▸ EXERCISE INSTRUCTIONS
Which lines below hold the word "that"? Copy all of them.

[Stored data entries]
========
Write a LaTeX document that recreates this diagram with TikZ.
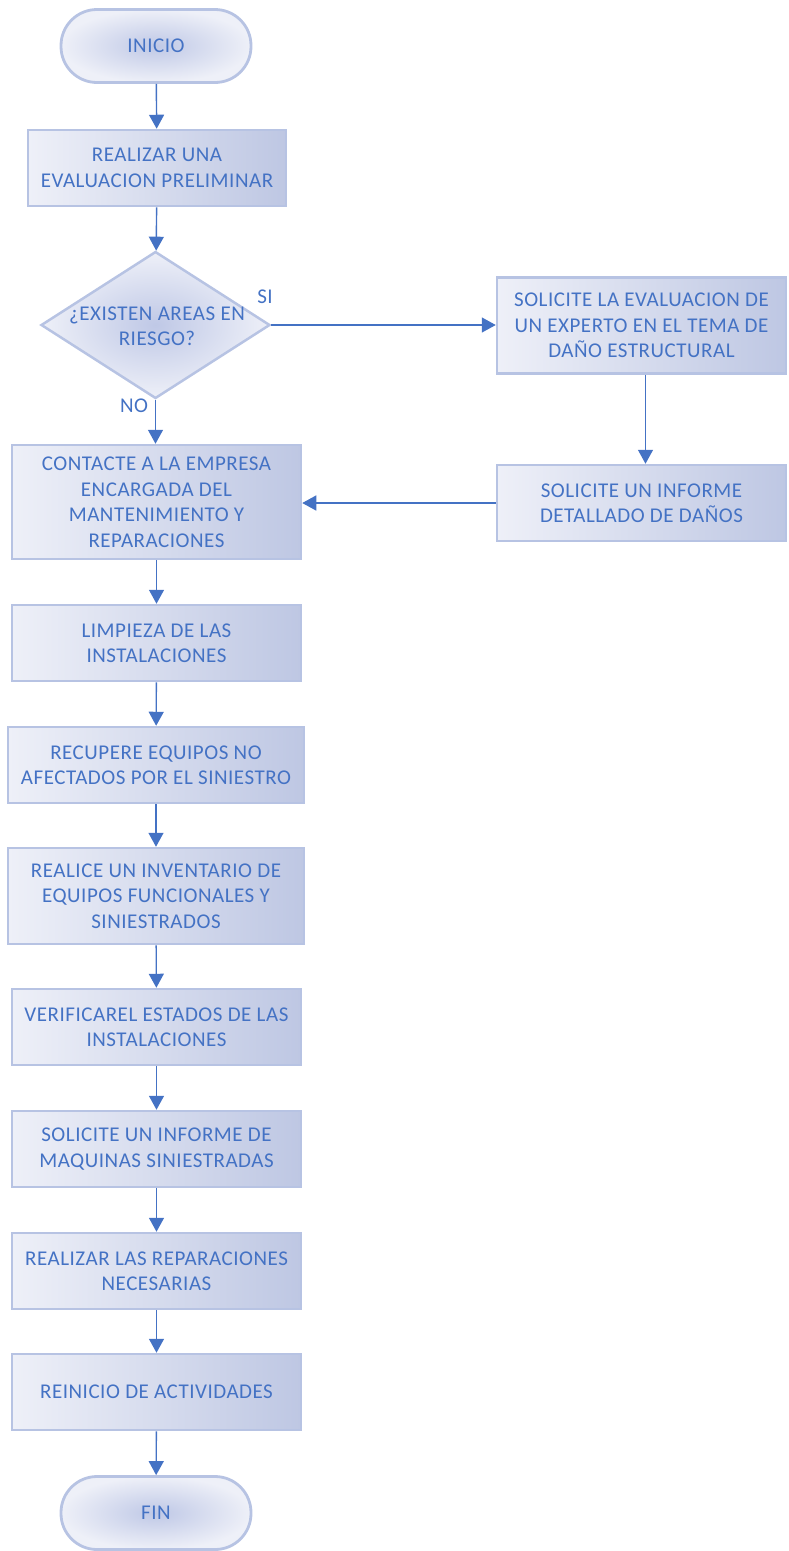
\documentclass[tikz,border=0pt]{standalone}
\usepackage{fontspec}
\setmainfont{Carlito}[LetterSpace=2.5]
\usetikzlibrary{shapes.geometric,arrows.meta}
\definecolor{ink}{HTML}{4472C4}
\definecolor{rim}{HTML}{B7C3E3}
\definecolor{paleL}{HTML}{EEF0F8}
\definecolor{paleR}{HTML}{BEC7E3}
\definecolor{core}{HTML}{BFC8E6}
\begin{document}
\begin{tikzpicture}[x=1pt,y=-1pt,
  txt/.style={text=ink,align=center,inner sep=0pt,font=\fontsize{21}{25.5}\selectfont},
  procbox/.style={txt,draw=rim,line width=2.5pt,left color=paleL,right color=paleR,
    minimum height=#1,minimum width=289},
  procbox/.default=76,
  termbox/.style={txt,draw=rim,line width=2.8pt,rounded corners=36,inner color=core,outer color=paleL,
    minimum width=190,minimum height=73},
  decbox/.style={diamond,draw=rim,line width=2.5pt,inner color=core,outer color=paleL,inner sep=0pt,
    minimum width=229,minimum height=147,aspect=1.55},
  flow/.style={draw=ink,line width=1.4pt,-{Triangle[width=15pt,length=14pt]}},
  lbl/.style={text=ink,inner sep=0pt,font=\fontsize{21}{24}\selectfont}]
\useasboundingbox (0,0) rectangle (788,1551);

% main column
\node[termbox] (start) at (156,46) {INICIO};
\node[procbox,minimum width=258] (eval) at (157,168) {REALIZAR UNA\\EVALUACION PRELIMINAR};
\node[decbox] (risk) at (155.5,325) {};
\node[txt] (risktxt) at (157,326) {¿EXISTEN AREAS EN\\RIESGO?};
\node[procbox=114] (contact) at (156.5,502) {CONTACTE A LA EMPRESA\\ENCARGADA DEL\\MANTENIMIENTO Y\\REPARACIONES};
\node[procbox] (clean) at (156.5,643) {LIMPIEZA DE LAS\\INSTALACIONES};
\node[procbox,minimum width=296] (recover) at (156,765) {RECUPERE EQUIPOS NO\\AFECTADOS POR EL SINIESTRO};
\node[procbox=96,minimum width=296] (inventory) at (156,896) {REALICE UN INVENTARIO DE\\EQUIPOS FUNCIONALES Y\\SINIESTRADOS};
\node[procbox] (verify) at (156.5,1027) {VERIFICAREL ESTADOS DE LAS\\INSTALACIONES};
\node[procbox] (report) at (156.5,1149) {SOLICITE UN INFORME DE\\MAQUINAS SINIESTRADAS};
\node[procbox] (repair) at (156.5,1271) {REALIZAR LAS REPARACIONES\\NECESARIAS};
\node[procbox] (restart) at (156.5,1392) {REINICIO DE ACTIVIDADES};
\node[termbox] (finish) at (156,1513) {FIN};

% side branch
\node[procbox=96] (expert) at (641.5,325.5) {SOLICITE LA EVALUACION DE\\UN EXPERTO EN EL TEMA DE\\DAÑO ESTRUCTURAL};
\node[procbox] (damage) at (641.5,503) {SOLICITE UN INFORME\\DETALLADO DE DAÑOS};

% connectors
\draw[flow] (start) -- (eval);
\draw[flow] (eval) -- (risk);
\draw[flow] (risk.east) -- (risk.east -| expert.west);
\draw[flow] (risk.south) -- (contact.north -| risk.south);
\draw[flow] ([xshift=4pt]expert.south) -- ([xshift=4pt]damage.north);
\draw[flow] (damage.west) -- (damage.west -| contact.east);
\draw[flow] (contact) -- (clean);
\draw[flow] (clean) -- (recover);
\draw[flow] (recover) -- (inventory);
\draw[flow] (inventory) -- (verify);
\draw[flow] (verify) -- (report);
\draw[flow] (report) -- (repair);
\draw[flow] (repair) -- (restart);
\draw[flow] (restart) -- (finish);

% branch labels
\node[lbl] (yes) at (265,297) {SI};
\node[lbl] (no) at (134,406) {NO};
\end{tikzpicture}
\end{document}
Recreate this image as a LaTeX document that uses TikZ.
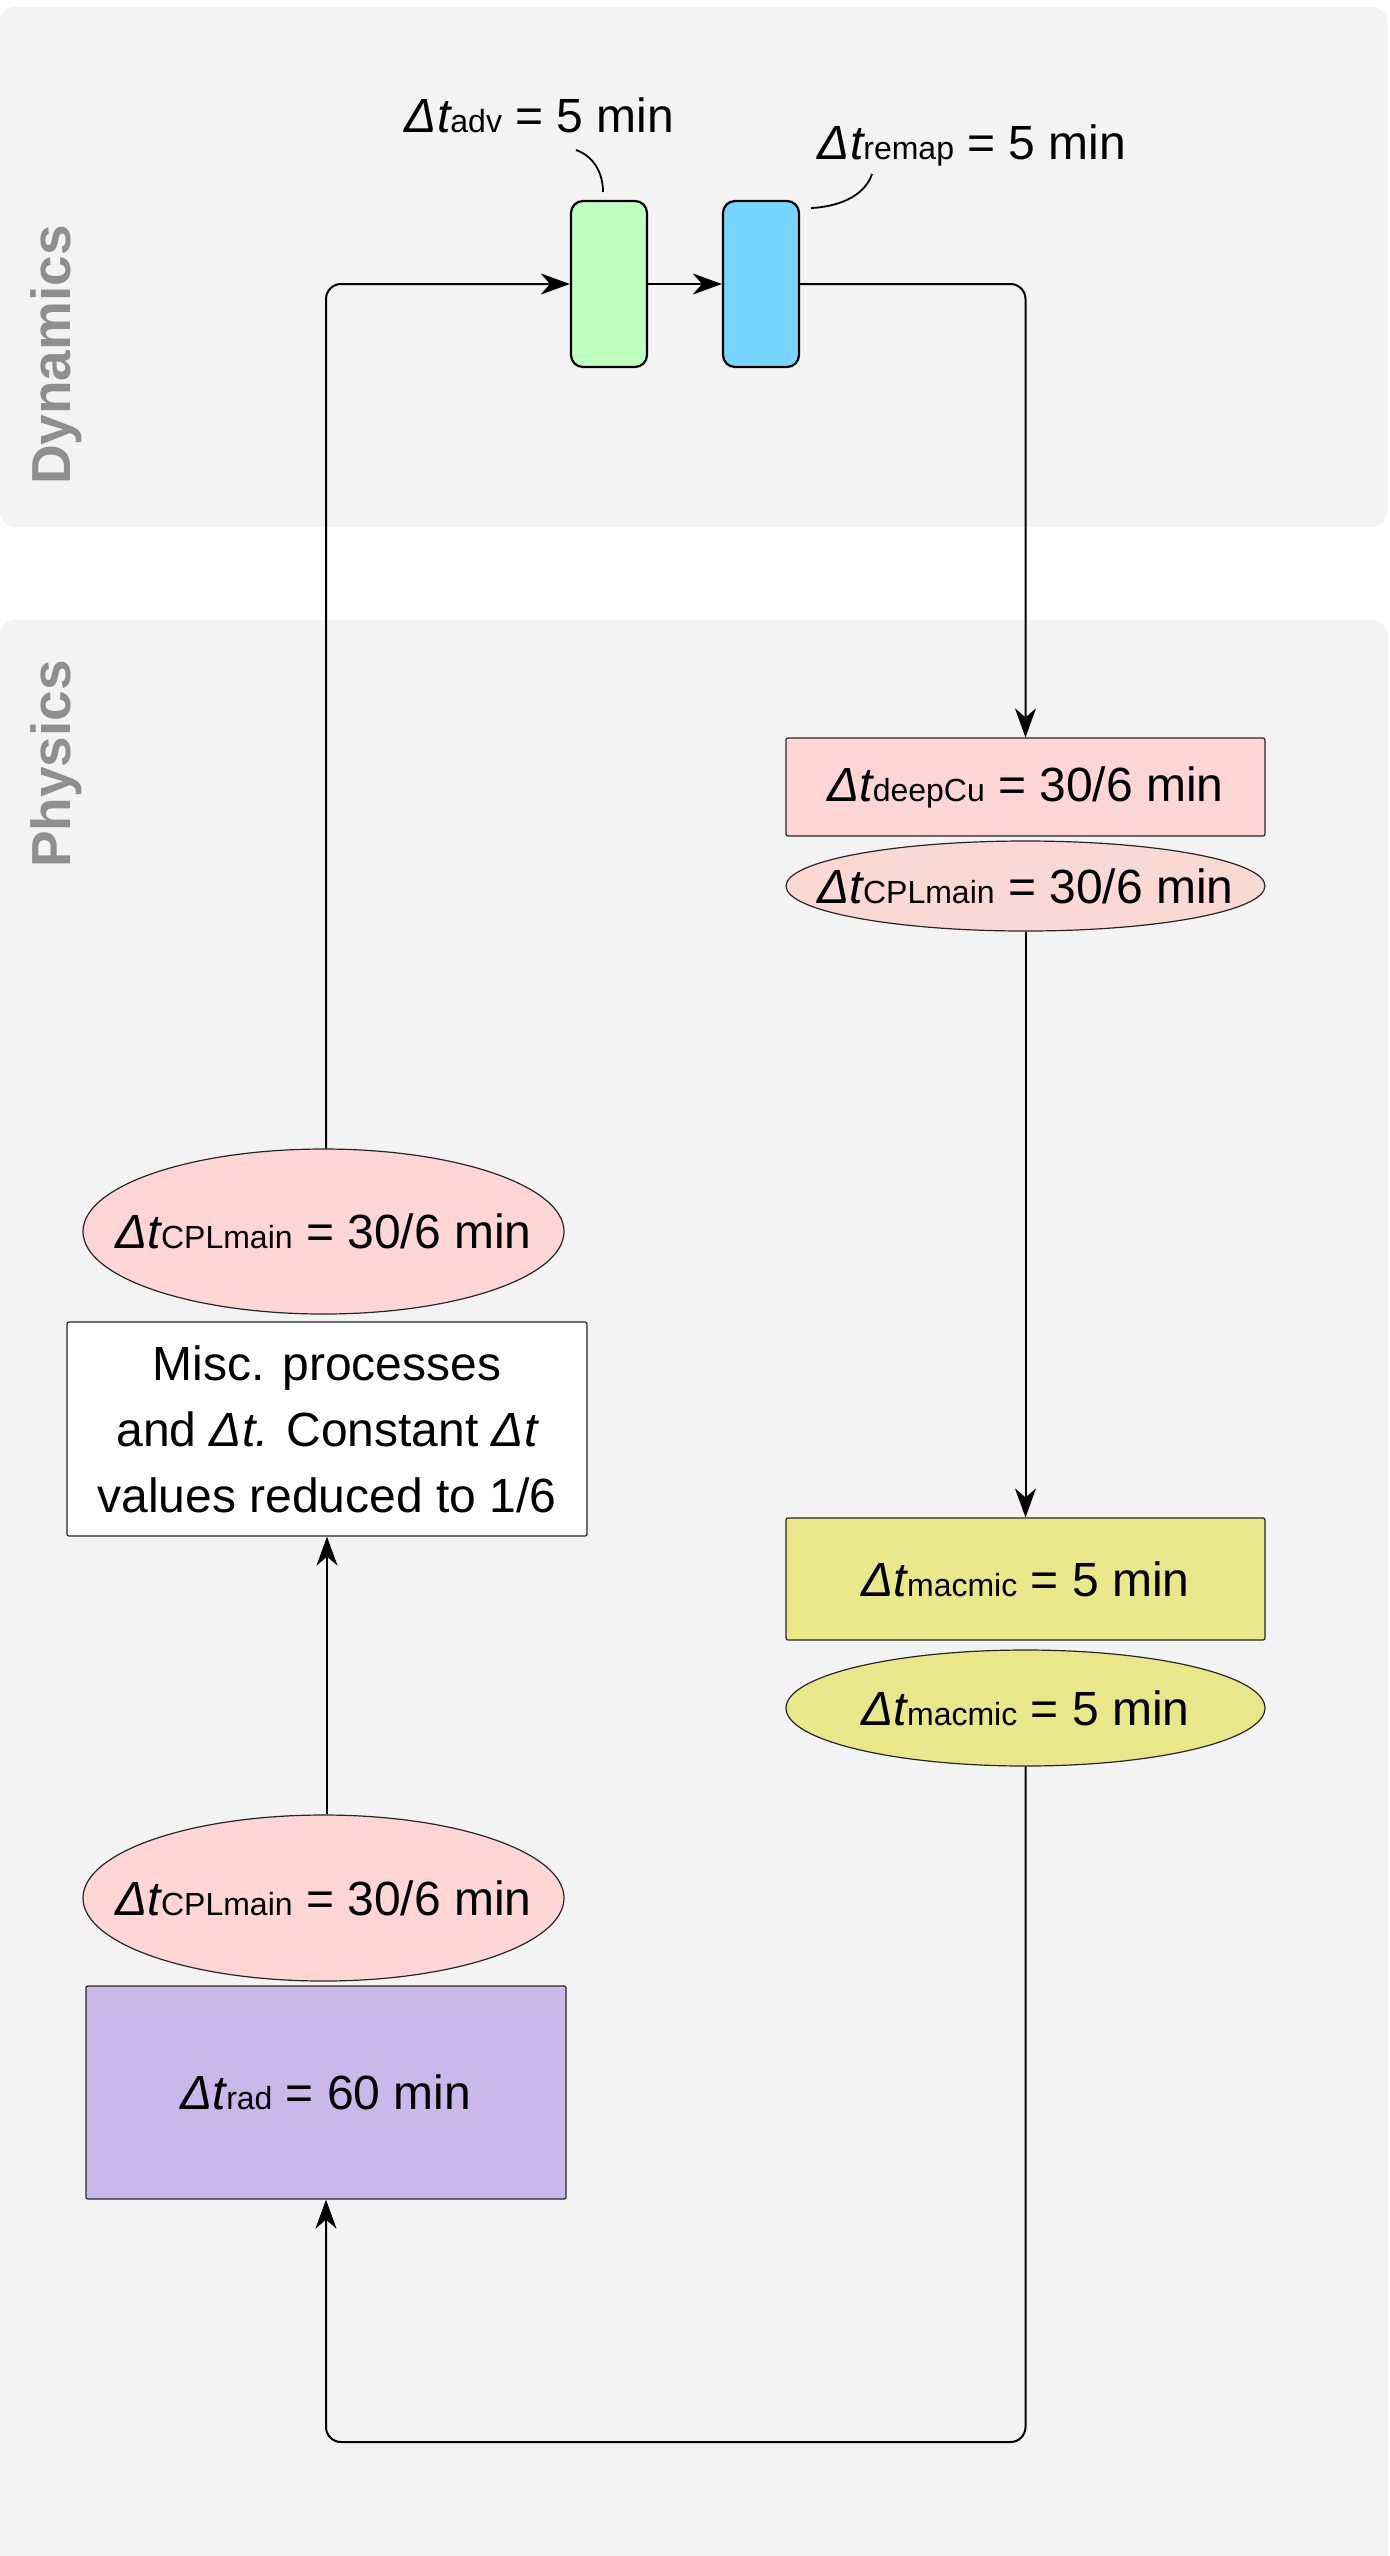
\documentclass[tikz,border=0pt]{standalone}
\usepackage{fontspec}
\setmainfont{Liberation Sans}
\usetikzlibrary{arrows.meta,shapes.geometric}
\definecolor{panelgrey}{HTML}{F3F3F3}
\definecolor{lblgrey}{HTML}{8F8F8F}
\definecolor{advgreen}{HTML}{BFFFBF}
\definecolor{remapblue}{HTML}{76D6FF}
\definecolor{pinkR}{HTML}{FFD5D5}
\definecolor{pinkE}{HTML}{FAD9D5}
\definecolor{yel}{HTML}{E8E88A}
\definecolor{purp}{HTML}{C9B8EA}
\newcommand{\mainsz}{\fontsize{24}{33}\selectfont}
\newcommand{\dtx}[1]{{\itshape Δt}{\fontsize{16}{16}\selectfont #1}}
\tikzset{
  conn/.style={line width=1pt, -{Stealth[length=14.5pt,width=10.5pt,inset=4.5pt]}, rounded corners=7.5pt},
  callout/.style={line width=0.9pt},
  dynbox/.style={draw=black, line width=1.1pt, rounded corners=6pt, minimum width=38pt, minimum height=83pt, inner sep=0},
  physbox/.style={draw=black!85, line width=0.6pt, rounded corners=1pt, inner sep=0, font=\mainsz},
  physell/.style={ellipse, draw=black!85, line width=0.6pt, inner sep=0, font=\mainsz},
  toplbl/.style={font=\mainsz, anchor=base, inner sep=0},
  lanelbl/.style={font=\fontsize{27.5}{30}\selectfont\bfseries, text=lblgrey, rotate=90, anchor=base, inner sep=0},
}
\begin{document}
\begin{tikzpicture}[x=0.5pt,y=-0.5pt]
\useasboundingbox (0,0) rectangle (1389,2556);
\clip (0,0) rectangle (1389,2556);
% panels
\fill[panelgrey, rounded corners=7.5pt] (0,7) rectangle (1387,527);
\fill[panelgrey, rounded corners=7.5pt] (0,620) rectangle (1388,2620);
\node[lanelbl] (dynl) at (70,355) {Dynamics};
\node[lanelbl] (physl) at (70,764) {Physics};
% dynamics boxes
\node[dynbox, fill=advgreen] (adv) at (609,284) {};
\node[dynbox, fill=remapblue] (remap) at (761,284) {};
\node[toplbl] (advlbl) at (539.5,132) {\dtx{adv} = 5 min};
\node[toplbl] (remaplbl) at (972,159) {\dtx{remap} = 5 min};
\coordinate (advc0) at (576,150);
\coordinate (advc1) at (603,192);
\coordinate (rmc0) at (872,174);
\coordinate (rmc1) at (811,208);
\draw[callout] (advc0) .. controls (593,156) and (603,172) .. (advc1);
\draw[callout] (rmc0) .. controls (864,198) and (835,207) .. (rmc1);
% physics right column
\node[physbox, fill=pinkR, minimum width=239.5pt, minimum height=49pt] (deepCu) at (1025.5,787) {\dtx{deepCu} = 30/6 min};
\node[physell, fill=pinkE, minimum width=239.5pt, minimum height=45pt] (cplR) at (1025.5,886) {\makebox[0pt]{\dtx{CPLmain} = 30/6 min}};
\node[physbox, fill=yel, minimum width=239.5pt, minimum height=61pt] (macR) at (1025.5,1579) {\dtx{macmic} = 5 min};
\node[physell, fill=yel, minimum width=239.5pt, minimum height=58pt] (macE) at (1025.5,1708) {\makebox[0pt]{\dtx{macmic} = 5 min}};
% physics left column
\node[physell, fill=pinkR, minimum width=240.5pt, minimum height=82.5pt] (cplA) at (323.5,1231.5) {\makebox[0pt]{\dtx{CPLmain} = 30/6 min}};
\node[physbox, fill=white, minimum width=260pt, minimum height=107pt, align=center] (misc) at (327,1429) {Misc. processes\\and {\itshape Δt.} Constant {\itshape Δt}\\values reduced to 1/6};
\node[physell, fill=pinkR, minimum width=240.5pt, minimum height=83pt] (cplB) at (323.5,1898) {\makebox[0pt]{\dtx{CPLmain} = 30/6 min}};
\node[physbox, fill=purp, minimum width=240pt, minimum height=106.5pt] (rad) at (326,2092.5) {\dtx{rad} = 60 min};
% connectors
\draw[conn] (cplA.north -| rad.center) |- (adv.west);
\draw[conn] (adv.east) -- (remap.west);
\draw[conn] (remap.east) -| (deepCu.north);
\draw[conn] (cplR.south) -- (macR.north);
\coordinate (loopc) at (326,2442);
\draw[conn] (macE.south) |- (loopc) -- (rad.south);
\draw[conn] (cplB.north -| misc.center) -- (misc.south);
\end{tikzpicture}
\end{document}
========
▸ RESULT OF THE EXERCISE
Write a LaTeX document that recreates this diagram with TikZ.
Recreate this image as a LaTeX document that uses TikZ.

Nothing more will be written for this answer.